As an experiment, Ann Wilson was asked to say the first thing that occurred to her about each song – an explanation, a story or anything else. The songs were suggested to her in a random sequence and included Heart’s most familiar work.
These are her comments:
• “Barracuda” from Little Queen. “That was written about a record guy that we hated.”
• “Crazy on You” from Dreamboat Annie. “Point Roberts, Washington. That’s where we used to live, in a little A-frame. Nancy was really sick one time with the flu. I wrote the words and took ‘em in to her.

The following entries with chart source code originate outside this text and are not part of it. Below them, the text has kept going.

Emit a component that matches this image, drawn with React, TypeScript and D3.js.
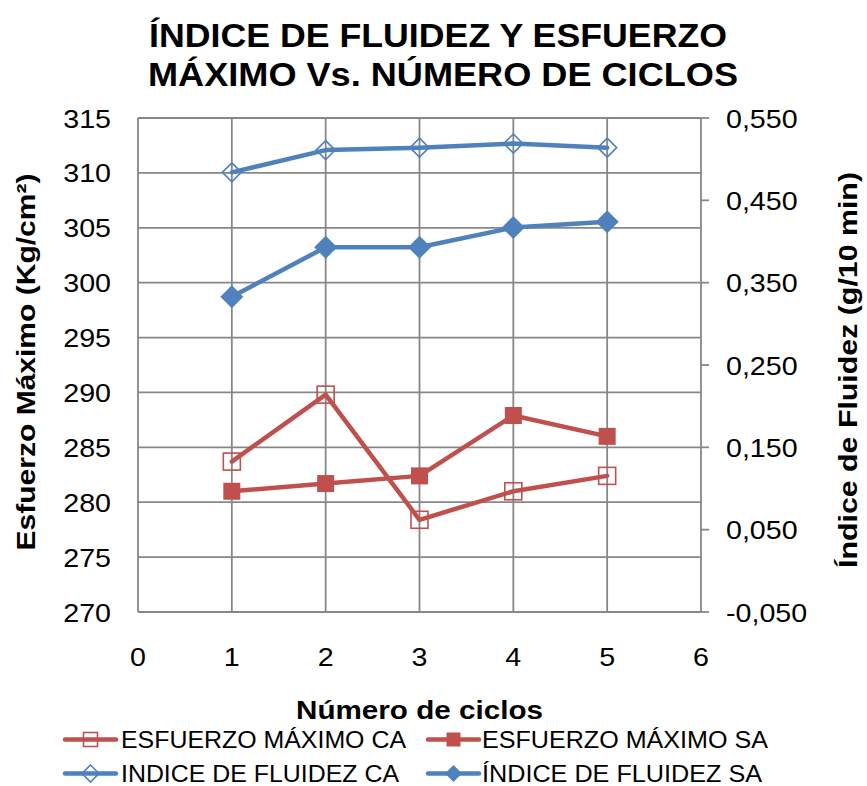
import React from "react";
import * as d3 from "d3";

const cycles = [1, 2, 3, 4, 5];
const esfuerzoCA = [283.7, 289.8, 278.4, 281.0, 282.4];
const esfuerzoSA = [281.0, 281.7, 282.4, 287.9, 286.0];
const fluidezCA = [0.484, 0.511, 0.514, 0.519, 0.514];
const fluidezSA = [0.333, 0.393, 0.393, 0.417, 0.424];

const xTicks = [0, 1, 2, 3, 4, 5, 6];
const leftTicks = [270, 275, 280, 285, 290, 295, 300, 305, 310, 315];
const rightTicks = [-0.05, 0.05, 0.15, 0.25, 0.35, 0.45, 0.55];

const titleLines = ["ÍNDICE DE FLUIDEZ Y ESFUERZO", "MÁXIMO Vs. NÚMERO DE CICLOS"];
const xTitle = "Número de ciclos";
const yLeftTitle = "Esfuerzo Máximo (Kg/cm²)";
const yRightTitle = "Índice de Fluidez (g/10 min)";
const legendLabels = [
  "ESFUERZO MÁXIMO CA",
  "ESFUERZO MÁXIMO SA",
  "INDICE DE FLUIDEZ CA",
  "ÍNDICE DE FLUIDEZ SA",
];

const RED = "#C0504D";
const BLUE = "#4F81BD";
const GRID = "#878787";
const FONT = "'Liberation Sans', Arial, sans-serif";

const L = 138, R = 701, T = 118, B = 612;

const x = d3.scaleLinear().domain([0, 6]).range([L, R]);
const yL = d3.scaleLinear().domain([270, 315]).range([B, T]);
const yR = d3.scaleLinear().domain([-0.05, 0.55]).range([B, T]);

const fmtR = (v: number) => d3.format(".3f")(v).replace(".", ",").replace("−", "-");

type MarkerKind = "openSquare" | "square" | "openDiamond" | "diamond";

function Marker({ kind, cx, cy, size }: { kind: MarkerKind; cx: number; cy: number; size?: number }) {
  if (kind === "openSquare" || kind === "square") {
    const s = size ?? 17;
    return (
      <rect
        x={cx - s / 2}
        y={cy - s / 2}
        width={s}
        height={s}
        fill={kind === "square" ? RED : "none"}
        stroke={RED}
        strokeWidth={kind === "square" ? 0 : 1.6}
      />
    );
  }
  const h = size ?? (kind === "diamond" ? 11.5 : 9.5);
  const d = `M${cx},${cy - h}L${cx + h},${cy}L${cx},${cy + h}L${cx - h},${cy}Z`;
  return (
    <path
      d={d}
      fill={kind === "diamond" ? BLUE : "none"}
      stroke={BLUE}
      strokeWidth={kind === "diamond" ? 0 : 1.6}
    />
  );
}

const series = [
  { values: esfuerzoCA, scale: yL, color: RED, marker: "openSquare" as MarkerKind },
  { values: esfuerzoSA, scale: yL, color: RED, marker: "square" as MarkerKind },
  { values: fluidezCA, scale: yR, color: BLUE, marker: "openDiamond" as MarkerKind },
  { values: fluidezSA, scale: yR, color: BLUE, marker: "diamond" as MarkerKind },
];

export default function App() {
  const line = (vals: number[], sc: d3.ScaleLinear<number, number>) =>
    d3
      .line<number>()
      .x((_, i) => x(cycles[i]))
      .y((v) => sc(v))(vals) as string;

  const legendPos = [
    { lx: 65, tx: 121, ty: 748, w: 285 },
    { lx: 428, tx: 482, ty: 748, w: 286 },
    { lx: 65, tx: 121, ty: 782, w: 278 },
    { lx: 428, tx: 482, ty: 782, w: 280 },
  ];

  return (
    <svg width={867} height={786} style={{ position: "absolute", left: 0, top: 0, background: "#fff" }} fontFamily={FONT}>
      <rect width={867} height={786} fill="#fff" />
      {/* title */}
      <text x={438} y={47} textAnchor="middle" fontSize={33} fontWeight="bold" textLength={578} lengthAdjust="spacingAndGlyphs">
        {titleLines[0]}
      </text>
      <text x={443} y={86} textAnchor="middle" fontSize={33} fontWeight="bold" textLength={590} lengthAdjust="spacingAndGlyphs">
        {titleLines[1]}
      </text>

      {/* gridlines */}
      {leftTicks.map((t) => (
        <line key={"h" + t} x1={L} x2={R} y1={yL(t)} y2={yL(t)} stroke={GRID} strokeWidth={1.8} />
      ))}
      {xTicks.map((t) => (
        <line key={"v" + t} x1={x(t)} x2={x(t)} y1={T} y2={B} stroke={GRID} strokeWidth={1.8} />
      ))}
      {/* right axis ticks */}
      {rightTicks.map((t) => (
        <line key={"rt" + t} x1={R} x2={R + 8} y1={yR(t)} y2={yR(t)} stroke={GRID} strokeWidth={1.8} />
      ))}

      {/* left tick labels */}
      {leftTicks.map((t) => (
        <text
          key={"lt" + t}
          transform={`translate(${111},${yL(t) + 9.5}) scale(1.08,1)`}
          textAnchor="end"
          fontSize={26.5}
        >
          {t}
        </text>
      ))}
      {/* right tick labels */}
      {rightTicks.map((t) => (
        <text key={"rl" + t} transform={`translate(${726},${yR(t) + 9.5}) scale(1.08,1)`} fontSize={26.5}>
          {fmtR(t)}
        </text>
      ))}
      {/* x tick labels */}
      {xTicks.map((t) => (
        <text key={"xl" + t} transform={`translate(${x(t)},${666}) scale(1.08,1)`} textAnchor="middle" fontSize={26.5}>
          {t}
        </text>
      ))}

      {/* axis titles */}
      <text x={419.5} y={719} textAnchor="middle" fontSize={26} fontWeight="bold" textLength={247} lengthAdjust="spacingAndGlyphs">
        {xTitle}
      </text>
      <text
        transform={`translate(35,362) rotate(-90)`}
        textAnchor="middle"
        fontSize={26}
        fontWeight="bold"
        textLength={377}
        lengthAdjust="spacingAndGlyphs"
      >
        {yLeftTitle}
      </text>
      <text
        transform={`translate(857,370) rotate(-90)`}
        textAnchor="middle"
        fontSize={26}
        fontWeight="bold"
        textLength={396}
        lengthAdjust="spacingAndGlyphs"
      >
        {yRightTitle}
      </text>

      {/* series */}
      {series.map((s, si) => (
        <g key={"s" + si}>
          <path d={line(s.values, s.scale)} fill="none" stroke={s.color} strokeWidth={4.5} strokeLinejoin="round" strokeLinecap="round" />
          {s.values.map((v, i) => (
            <Marker key={i} kind={s.marker} cx={x(cycles[i])} cy={s.scale(v)} />
          ))}
        </g>
      ))}

      {/* legend */}
      {series.map((s, i) => {
        const p = legendPos[i];
        const cy = p.ty - 8.5;
        return (
          <g key={"lg" + i}>
            <line x1={p.lx} x2={p.lx + 51} y1={cy} y2={cy} stroke={s.color} strokeWidth={4.5} strokeLinecap="round" />
            <Marker
              kind={s.marker}
              cx={p.lx + 25.5}
              cy={cy}
              size={s.marker === "openSquare" || s.marker === "square" ? 14 : 8.5}
            />
            <text x={p.tx} y={p.ty} fontSize={23.5} textLength={p.w} lengthAdjust="spacingAndGlyphs">
              {legendLabels[i]}
            </text>
          </g>
        );
      })}
    </svg>
  );
}
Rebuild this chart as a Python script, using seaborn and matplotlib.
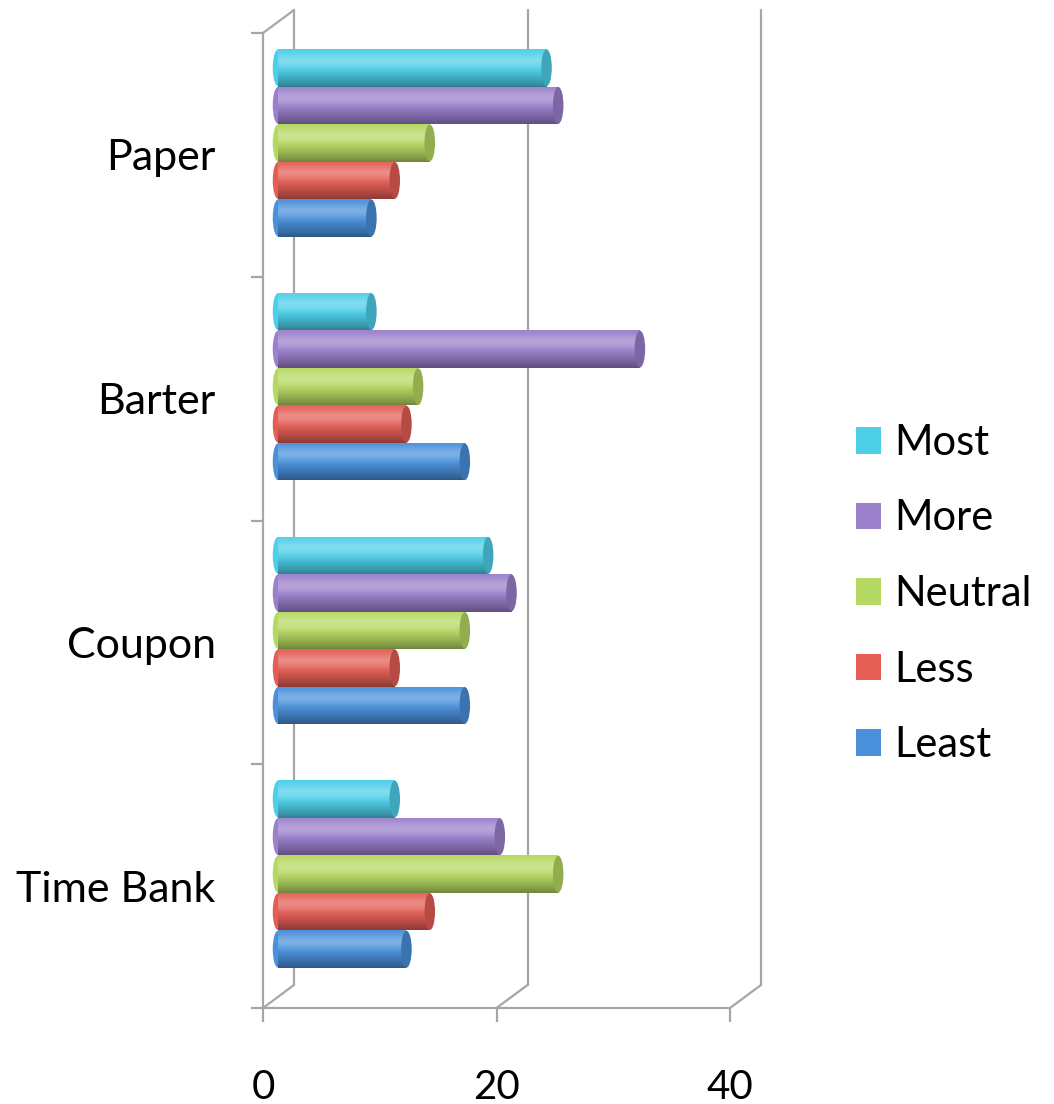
import numpy as np
import pandas as pd
import matplotlib
matplotlib.use("Agg")
import matplotlib.pyplot as plt
import seaborn as sns
from matplotlib.patches import Ellipse, ConnectionPatch
from matplotlib.transforms import offset_copy
import matplotlib.colors as mcolors

categories = ["Paper", "Barter", "Coupon", "Time Bank"]
levels = ["Most", "More", "Neutral", "Less", "Least"]
most = [23, 8, 18, 10]
more = [24, 31, 20, 19]
neutral = [13, 12, 16, 24]
less = [10, 11, 10, 13]
least = [8, 16, 16, 11]
colors = ["#4dcfe8", "#9b80cc", "#b5d862", "#e45e56", "#4a90da"]
x_ticks = [0, 20, 40]

series = {"Most": most, "More": more, "Neutral": neutral, "Less": less, "Least": least}
rows = []
for lvl in levels:
    for c, v in zip(categories, series[lvl]):
        rows.append({"Category": c, "Level": lvl, "Value": v})
df = pd.DataFrame(rows)

sns.set_theme(style="white")
plt.rcParams["font.family"] = ["Lato", "DejaVu Sans"]
plt.rcParams["text.color"] = "black"
plt.rcParams["xtick.labelcolor"] = "black"
plt.rcParams["ytick.labelcolor"] = "black"

W, H = 1054, 1104
fig = plt.figure(figsize=(W / 100, H / 100), dpi=100)
ax = fig.add_axes([263 / W, 1 - 1008 / H, (730 - 263) / W, (1008 - 33) / H])

sns.barplot(data=df, y="Category", x="Value", hue="Level", order=categories,
            hue_order=levels, palette=colors, orient="h", width=0.77,
            saturation=1, edgecolor="none", errorbar=None, ax=ax)

ax.set_xlim(0, 40)
ylim = (len(categories) - 0.5, -0.5)
ax.set_ylim(*ylim)

# 3D depth: bars sit a little behind the front axis plane
depth = offset_copy(ax.transData, fig=fig, x=15, y=12, units="dots")

# cylinder-like shading on each bar
n = 64
t = np.linspace(0, 1, n)
white = np.zeros((n, 1, 4)); white[..., :3] = 1.0
white[:, 0, 3] = 0.28 * np.exp(-((t - 0.3) / 0.2) ** 2)
black = np.zeros((n, 1, 4))
black[:, 0, 3] = 0.38 * np.clip((t - 0.45) / 0.55, 0, 1) ** 1.4
bars = list(ax.patches)
for p in bars:
    p.set_transform(depth)
    x0, y0, w, h = p.get_x(), p.get_y(), p.get_width(), p.get_height()
    fc = p.get_facecolor()
    lcap = Ellipse((x0, y0 + h / 2), width=0.9, height=h * 0.98, transform=depth,
                   facecolor=fc, edgecolor="none", zorder=p.get_zorder() - 0.1)
    ax.add_patch(lcap)
    for img in (white, black):
        im = ax.imshow(img, extent=[x0, x0 + w, y0 + h, y0], origin="upper",
                       aspect="auto", zorder=p.get_zorder() + 0.1, interpolation="bilinear")
        im.set_transform(depth)
        im.set_clip_path(p)
    dark = tuple(np.array(mcolors.to_rgb(fc)) * 0.8)
    cap = Ellipse((x0 + w, y0 + h / 2), width=0.9, height=h * 0.98, transform=depth,
                  facecolor=dark, edgecolor="none", zorder=p.get_zorder() + 0.2)
    ax.add_patch(cap)
ax.set_xlim(0, 40)
ax.set_ylim(*ylim)

grey = "#a6a6a6"
for s in ["top", "right"]:
    ax.spines[s].set_visible(False)
for s in ["left", "bottom"]:
    ax.spines[s].set_color(grey)
    ax.spines[s].set_linewidth(1.6)

ax.set_xticks(x_ticks)
ax.set_xticklabels([str(v) for v in x_ticks])
ax.tick_params(axis="x", direction="out", length=10, width=1.6, color=grey,
               pad=34, labelsize=29, bottom=True, labelcolor="black")
ax.set_yticks(range(len(categories)))
ax.set_yticklabels(categories)
ax.set_yticks(np.arange(-0.5, len(categories), 1), minor=True)
ax.tick_params(axis="y", which="major", length=0, pad=34, labelsize=31, labelcolor="black")
ax.tick_params(axis="y", which="minor", direction="out", length=9, width=1.6,
               color=grey, left=True)
ax.set_xlabel("")
ax.set_ylabel("")

# 3D back wall lines and depth connectors
back = offset_copy(ax.get_xaxis_transform(), fig=fig, x=31, y=23, units="dots")
for v in x_ticks:
    ax.plot([v, v], [0, 1], transform=back, color=grey, lw=1.6, clip_on=False, zorder=0)
    con = ConnectionPatch(xyA=(v, 0), coordsA=ax.get_xaxis_transform(),
                          xyB=(v, 0), coordsB=back, color=grey, lw=1.6)
    fig.add_artist(con)
con = ConnectionPatch(xyA=(0, 1), coordsA=ax.get_xaxis_transform(),
                      xyB=(0, 1), coordsB=back, color=grey, lw=1.6)
fig.add_artist(con)

handles, labels = ax.get_legend_handles_labels()
leg = ax.legend(handles, labels, loc="center left", bbox_to_anchor=(818 / W, 1 - 594 / H),
                bbox_transform=fig.transFigure, frameon=False, fontsize=30,
                handlelength=0.6, handleheight=0.6, handletextpad=0.32, labelspacing=0.9)
for txt in leg.get_texts():
    txt.set_color("black")

fig.savefig("out.png", dpi=100)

In her delirium she loved ‘em so we wrote a song about it.”
• “Dog and Butterfly” from Dog and Butterfly. “That song was supposed to be Oriental rock, like Oriental imagery. It worked pretty well … (Performing it) is my favorite part of the night.”
• “Babe Le Strange” from Bebe Le Strange. “About a fan letter we got from a girl starting her own all-female’ power trio with us as role models. The words of the letter were very much like the song.”
• “Never” from Heart. “It’s kind of a funky thing, a different direction for us. It’s really a challenge to play something that’s not all the way to ten (in terms of full volume) or a ballad. It’s in the middle.”
• “Even It Up” from Bebe Le Strange. “Oh, I love that one. It’s just raunch. Real greasy.”
• “Tell It Like It Is” from Greatest Hits/Live . “That one was really fun to do, but I remember being really disappointed by my vocal on it because I couldn’t get the light touch. I tried as hard as I could, but I just couldn’t quite (get it).”
• “City’s Burning” from Private Audition. “That was about John Lennon. It was a story we made up. A couple – they get the news about John on the radio or TV, and it tells about each of their reactions. We kind of cloaked it; we didn’t want to write all these songs about John, y’know. There are about three of them on that album. We didn’t just want to call that album, Our Reaction to John’s Death.”
• “Dreamboat Annie” from Dreamboat Annie. “Born right out of Nancy’s and my roots. Kind of not folk but acoustic roots. We sat at our parents’ house one day and wrote that really fast. She just started picking, and we made it up. It was supposed to be a search song. The first version of “Dreamboat Annie” was going to be like (singing), ‘Annie, Annie, Dream boat Annie,’ like the Beach Boys. Then we thought, naahh.”